You know, I’ve always had a thing for soups, especially on days like today when winter has really settled in. There’s just something about a warm bowl of soup that hits the spot, right? And the best part? It’s not just comforting – it’s packed with a lot of goodness. We’re talking a nutrient-rich powerhouse full of vitamins, antioxidants, minerals, and all the good stuff. It’s like giving yourself a cozy, internal spa day – hydrating and easy on the stomach, which is exactly what we need after all those holiday feasts. Anyone else feeling the same way?
Winter Coziness in a Bowl: Vegan Soup Delight
You know, soup is like that old friend who’s always there when you need them most. It’s the kind of comfort that feels like a warm hug from within and the ultimate soul-soothing food for so many reasons.

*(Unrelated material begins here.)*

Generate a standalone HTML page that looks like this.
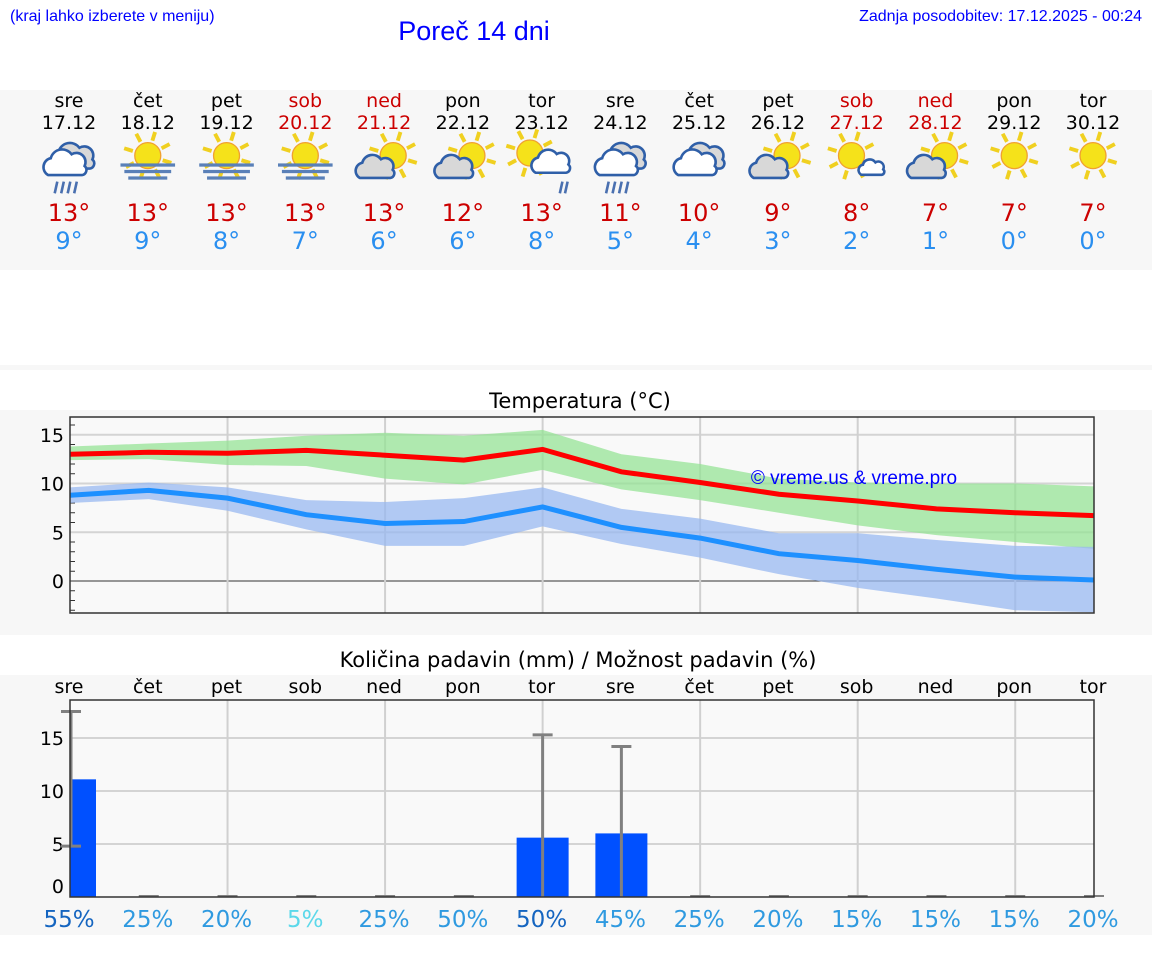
<!DOCTYPE html>
<html><head><meta charset="utf-8"><style>
body{margin:0;width:1152px;height:975px;background:#fff;overflow:hidden;font-family:"DejaVu Sans","Liberation Sans",sans-serif}
svg{position:absolute;left:0;top:0}
</style></head><body>
<svg id="s" width="1152" height="975" data-name="forecast-page" data-interactable="false">
<text x="10" y="21" font-family="Liberation Sans, sans-serif" font-size="16" fill="#0000ff" data-name="location-hint" data-interactable="true">(kraj lahko izberete v meniju)</text>
<text x="474" y="40" text-anchor="middle" font-family="Liberation Sans, sans-serif" font-size="27" fill="#0000ff" data-name="page-title" data-interactable="false">Poreč 14 dni</text>
<text x="1142" y="21" text-anchor="end" font-family="Liberation Sans, sans-serif" font-size="16" fill="#0000ff" data-name="last-update" data-interactable="false">Zadnja posodobitev: 17.12.2025 - 00:24</text>
<rect x="0" y="90" width="1152" height="180" fill="#f7f7f7" data-name="daily-summary-panel" data-interactable="false"/>
<rect x="0" y="365" width="1152" height="5" fill="#f7f7f7" data-name="divider" data-interactable="false"/>
<rect x="0" y="410" width="1152" height="225" fill="#f7f7f7" data-name="temperature-panel" data-interactable="false"/>
<text x="580" y="408" text-anchor="middle" font-size="21" fill="#000" data-name="temperature-chart-title" data-interactable="false">Temperatura (°C)</text>
<rect x="0" y="675" width="1152" height="260" fill="#f7f7f7" data-name="precip-panel" data-interactable="false"/>
<text x="578" y="667" text-anchor="middle" font-size="21" fill="#000" data-name="precip-chart-title" data-interactable="false">Količina padavin (mm) / Možnost padavin (%)</text>
<g id="g"></g>
</svg>
<script>
const days=["sre","čet","pet","sob","ned","pon","tor","sre","čet","pet","sob","ned","pon","tor"];
const dates=["17.12","18.12","19.12","20.12","21.12","22.12","23.12","24.12","25.12","26.12","27.12","28.12","29.12","30.12"];
const weekend=[0,0,0,1,1,0,0,0,0,0,1,1,0,0];
const icons=["rain","fog","fog","fog","sunCloud","sunCloud","sunRain","rain","clouds","sunCloud","sunSmall","sunCloud","sun","sun"];
const tMaxDay=[13,13,13,13,13,12,13,11,10,9,8,7,7,7];
const tMinDay=[9,9,8,7,6,6,8,5,4,3,2,1,0,0];
const tMax=[13.0,13.2,13.1,13.4,12.9,12.4,13.5,11.2,10.1,8.9,8.2,7.4,7.0,6.7];
const tMaxHi=[13.8,14.1,14.4,14.9,15.2,14.9,15.5,13.0,12.0,10.5,10.1,10.0,10.0,9.7];
const tMaxLo=[12.4,12.5,11.9,11.8,10.5,9.9,11.4,9.4,8.3,7.0,5.7,4.7,4.0,3.3];
const tMin=[8.8,9.3,8.5,6.8,5.9,6.1,7.6,5.5,4.4,2.8,2.1,1.2,0.4,0.1];
const tMinHi=[9.6,10.1,9.6,8.3,8.1,8.5,9.6,7.4,6.4,4.9,4.9,4.2,3.6,3.5];
const tMinLo=[8.0,8.4,7.2,5.3,3.6,3.6,5.6,3.8,2.4,0.7,-0.7,-1.8,-3.0,-3.2];
const tTicks=[0,5,10,15];
const precip=[11.1,0,0,0,0,0,5.6,6.0,0,0,0,0,0,0];
const precipHi=[17.5,0,0,0,0,0,15.3,14.2,0,0,0,0,0,0];
const precipLo=[4.8,0,0,0,0,0,0,0,0,0,0,0,0,0];
const chance=[55,25,20,5,25,50,50,45,25,20,15,15,15,20];
const pTicks=[0,5,10,15];

const NS="http://www.w3.org/2000/svg",G=document.getElementById('g');
function mk(t,a,p){const e=document.createElementNS(NS,t);for(const k in a)e.setAttribute(k,a[k]);(p||G).appendChild(e);return e;}
const X0=70,X1=1094;
const x=i=>X0+i*(X1-X0)/13;
const ty=v=>581-v*9.75;
const py=v=>897-v*10.6;

days.forEach((d,i)=>{
  const c=weekend[i]?"#cc0000":"#000";
  let e=mk('text',{x:x(i)-1,y:107,'text-anchor':'middle','font-size':19,fill:c});e.textContent=d;
  e.setAttribute('data-name','summary-day');
  e.setAttribute('data-interactable','false');
  e=mk('text',{x:x(i)-1,y:129,'text-anchor':'middle','font-size':19,fill:c});e.textContent=dates[i];
  e.setAttribute('data-name','summary-date');
  e.setAttribute('data-interactable','false');
  e=mk('text',{x:x(i)-1,y:221,'text-anchor':'middle','font-size':24,fill:"#cc0000"});e.textContent=tMaxDay[i]+"°";
  e.setAttribute('data-name','summary-max-temp');
  e.setAttribute('data-interactable','false');
  e=mk('text',{x:x(i)-1,y:249,'text-anchor':'middle','font-size':24,fill:"#2a8ff0"});e.textContent=tMinDay[i]+"°";
  e.setAttribute('data-name','summary-min-temp');
  e.setAttribute('data-interactable','false');
  const g=mk('g',{transform:`translate(${x(i)-1},166) scale(1.3)`});
  g.setAttribute('data-name','weather-icon');
  g.setAttribute('data-interactable','false');
  drawIcon(g,icons[i]);
});
function sun(g,cx,cy,r){
  for(let k=0;k<8;k++){const a=k*Math.PI/4+0.3;mk('line',{x1:cx+Math.cos(a)*(r+2),y1:cy+Math.sin(a)*(r+2),x2:cx+Math.cos(a)*(r+9),y2:cy+Math.sin(a)*(r+9),stroke:"#f0d020","stroke-width":3},g);}
  mk('circle',{cx,cy,r,fill:"#f5e21a",stroke:"#f0a030","stroke-width":1},g);
}
function cloud(g,cx,cy,s,fill){
  const p=`M${cx-14*s},${cy+8*s} a${7*s},${7*s} 0 0 1 ${2*s},${-13*s} a${9*s},${9*s} 0 0 1 ${16*s},${-3*s} a${7*s},${7*s} 0 0 1 ${10*s},${9*s} a${4*s},${4*s} 0 0 1 ${-2*s},${7*s} Z`;
  mk('path',{d:p,fill:fill,stroke:"#2f5fa8","stroke-width":2},g);
}
function drawIcon(g,t){
  if(t=="rain"){cloud(g,4,-6,1,"#d8d8d8");cloud(g,-2,-1,1,"#fff");rainL(g);}
  if(t=="clouds"){cloud(g,4,-6,1,"#d8d8d8");cloud(g,-2,-1,1,"#fff");}
  if(t=="fog"){sun(g,0,-8,10);[[-21,21,-1],[-18,18,4],[-15,15,9]].forEach(a=>mk('rect',{x:a[0],y:a[2]-1,width:a[1]-a[0],height:2.5,fill:"#5a80b8"},g));}
  if(t=="sunCloud"){sun(g,7,-8,10);cloud(g,-6,2,0.9,"#d8d8d8");}
  if(t=="sunRain"){sun(g,-9,-10,10);cloud(g,8,-2,0.9,"#fff");mk('line',{x1:16,y1:12,x2:14,y2:21,stroke:"#4a70b0","stroke-width":2},g);mk('line',{x1:20,y1:12,x2:18,y2:21,stroke:"#4a70b0","stroke-width":2},g);}
  if(t=="sunSmall"){sun(g,-4,-8,10);cloud(g,12,2,0.6,"#fff");}
  if(t=="sun"){sun(g,0,-8,10);}
}
function rainL(g){[-10,-5,0,5].forEach(d=>mk('line',{x1:d+1,y1:12,x2:d-1,y2:21,stroke:"#4a70b0","stroke-width":2},g));}

mk('rect',{x:X0,y:417,width:X1-X0,height:196,fill:"#f9f9f9"}).setAttribute('data-name','temp-plot-area');
for(let v=-3;v<=16;v++){if(v%5)mk('line',{x1:X0,x2:X0+5,y1:ty(v),y2:ty(v),stroke:"#333"});}
tTicks.forEach(v=>{
  mk('line',{x1:X0,x2:X1,y1:ty(v),y2:ty(v),stroke:v==0?"#333":"#d4d4d4","stroke-width":v==0?1:2});
  const e=mk('text',{x:64,y:ty(v)+7,'text-anchor':'end','font-size':19});e.textContent=v;
  e.setAttribute('data-name','temp-y-tick');
  e.setAttribute('data-interactable','false');
});
for(let i=2;i<13;i+=2)mk('line',{x1:x(i),x2:x(i),y1:417,y2:613,stroke:"#d0d0d0","stroke-width":2});
function band(hi,lo,col,name){
  let d="M"+hi.map((v,i)=>x(i)+","+ty(v)).join("L")+"L"+lo.map((v,i)=>x(i)+","+ty(v)).reverse().join("L")+"Z";
  const e=mk('path',{d,fill:col,opacity:0.75});
  e.setAttribute('data-name',name);
  e.setAttribute('data-interactable','false');
}
function line(v,col,name){
  const e=mk('polyline',{points:v.map((a,i)=>x(i)+","+ty(a)).join(" "),fill:"none",stroke:col,"stroke-width":5});
  e.setAttribute('data-name',name);
  e.setAttribute('data-interactable','false');
}
band(tMaxHi,tMaxLo,"#96e396","max-temp-range");
band(tMinHi,tMinLo,"#98b8f0","min-temp-range");
line(tMax,"#ff0000","max-temp-line");
line(tMin,"#1e90ff","min-temp-line");
let wm=mk('text',{x:854,y:484,'text-anchor':'middle','font-size':19,fill:"#0000ff",'font-family':"Liberation Sans, sans-serif"});wm.textContent="© vreme.us & vreme.pro";
wm.setAttribute('data-name','watermark');
wm.setAttribute('data-interactable','false');
mk('rect',{x:X0,y:417,width:X1-X0,height:196,fill:"none",stroke:"#333","stroke-width":1.5});

mk('rect',{x:X0,y:700,width:X1-X0,height:197,fill:"#f9f9f9"}).setAttribute('data-name','precip-plot-area');
pTicks.forEach(v=>{
  if(v>0)mk('line',{x1:X0,x2:X1,y1:py(v),y2:py(v),stroke:"#d4d4d4","stroke-width":2});
  const e=mk('text',{x:64,y:py(v)+(v==0?-4:7),'text-anchor':'end','font-size':19});e.textContent=v;
  e.setAttribute('data-name','precip-y-tick');
  e.setAttribute('data-interactable','false');
});
for(let i=2;i<13;i+=2)mk('line',{x1:x(i),x2:x(i),y1:700,y2:897,stroke:"#d0d0d0","stroke-width":2});
days.forEach((d,i)=>{
  const e=mk('text',{x:x(i)-1,y:693,'text-anchor':'middle','font-size':19});e.textContent=d;
  e.setAttribute('data-name','precip-day-label');
  e.setAttribute('data-interactable','false');
});
precip.forEach((v,i)=>{
  if(v>0){const x0=Math.max(X0,x(i)-26),x1=Math.min(X1,x(i)+26);
    const b=mk('rect',{x:x0,y:py(v),width:x1-x0,height:py(0)-py(v),fill:"#0050ff"});
    b.setAttribute('data-name','precip-bar');
    b.setAttribute('data-interactable','false');}
  const xc=i==0?X0+1:x(i);
  if(precipHi[i]>0){
    const l=mk('line',{x1:xc,x2:xc,y1:py(precipHi[i]),y2:py(precipLo[i]),stroke:"#808080","stroke-width":3});
    l.setAttribute('data-name','precip-error-bar');
    l.setAttribute('data-interactable','false');
    mk('line',{x1:xc-10,x2:xc+10,y1:py(precipHi[i]),y2:py(precipHi[i]),stroke:"#808080","stroke-width":3});
    if(precipLo[i]>0)mk('line',{x1:xc-10,x2:xc+10,y1:py(precipLo[i]),y2:py(precipLo[i]),stroke:"#808080","stroke-width":3});
  } else mk('line',{x1:xc-10,x2:xc+10,y1:py(0)-1,y2:py(0)-1,stroke:"#808080","stroke-width":2});
});
mk('rect',{x:X0,y:700,width:X1-X0,height:197,fill:"none",stroke:"#333","stroke-width":1.5});
chance.forEach((c,i)=>{
  const col=c<10?"#5cd8ea":(c>=50&&i!=5||c==55)?"#1565c0":"#2f9ae0";
  const e=mk('text',{x:x(i)-1,y:927,'text-anchor':'middle','font-size':23,fill:col});e.textContent=c+"%";
  e.setAttribute('data-name','precip-chance');
  e.setAttribute('data-interactable','false');
});
</script>
</body></html>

Soup is one of those things that can really be whatever you need it to be—whether you’re in the mood for something creamy and smooth or chunky and hearty, it’s always there for you. But what really makes soup special isn’t just the variety; it’s how it makes you feel. There’s something so comforting about holding a warm bowl in your hands. And when you’re feeling off or under the weather, a steaming bowl of soup can be surprisingly soothing, like a little remedy wrapped in warmth and flavour.
So, guess what I cooked up in the kitchen today? A delightful vegan soup with butternut squash and cauliflower. I found this recipe on my Cookidoo and while it originally called for pumpkin, I used butternut squash since that’s what I had on hand. The soup turned out to be a beautiful mix of comforting garam masala spice and the creamy, nutty sweetness of coconut milk. To give it a little extra crunch, I topped it off with some chopped almonds and cashews. Honestly, if you haven’t tried this yet, you definitely should.

Ingredients:
- 55 g virgin olive oil, plus 2 tbsp extra for drizzling
- 1 tsp curry powder
- 1 tsp garam masala
- 1 tsp chilli powder
- 200 g cauliflower florets
- 350 g pumpkin flesh, cut in cubes (3 cm) or butternut squash
- 150 g white onions, cut in quarters (bit for vegan)
- 10 garlic cloves (omit for vegan)
- 400 g vegetable stock
or 400 g water - 80 g coconut milk, plus extra for drizzling
- 20 g honey or maple syrup, adjust to taste (optional)
- ½ tsp sea salt, adjust to taste
- ¼ tsp freshly ground black pepper, adjust to taste
- 5 – 6 stalks fresh chives, chopped, to garnish
Thermomix Instructions:
- Place olive oil, curry powder, garam masala and chilli powder in mixing bowl, sauté 5 min/120°C/stirring speed (spoon).
- Add cauliflower, pumpkin, onions and garlic cloves, stir fry 8 min/Varoma/speed 1 until vegetables are slightly softened.
- Add vegetable stock, coconut milk, honey, salt and black pepper, cook 10 min/100°C/speed 1.
- Blend 1 min/speed 5-10, increasing speed gradually. Transfer to a serving bowl, drizzle with extra virgin olive oil and coconut milk. Garnish with chopped chives. Serve warm.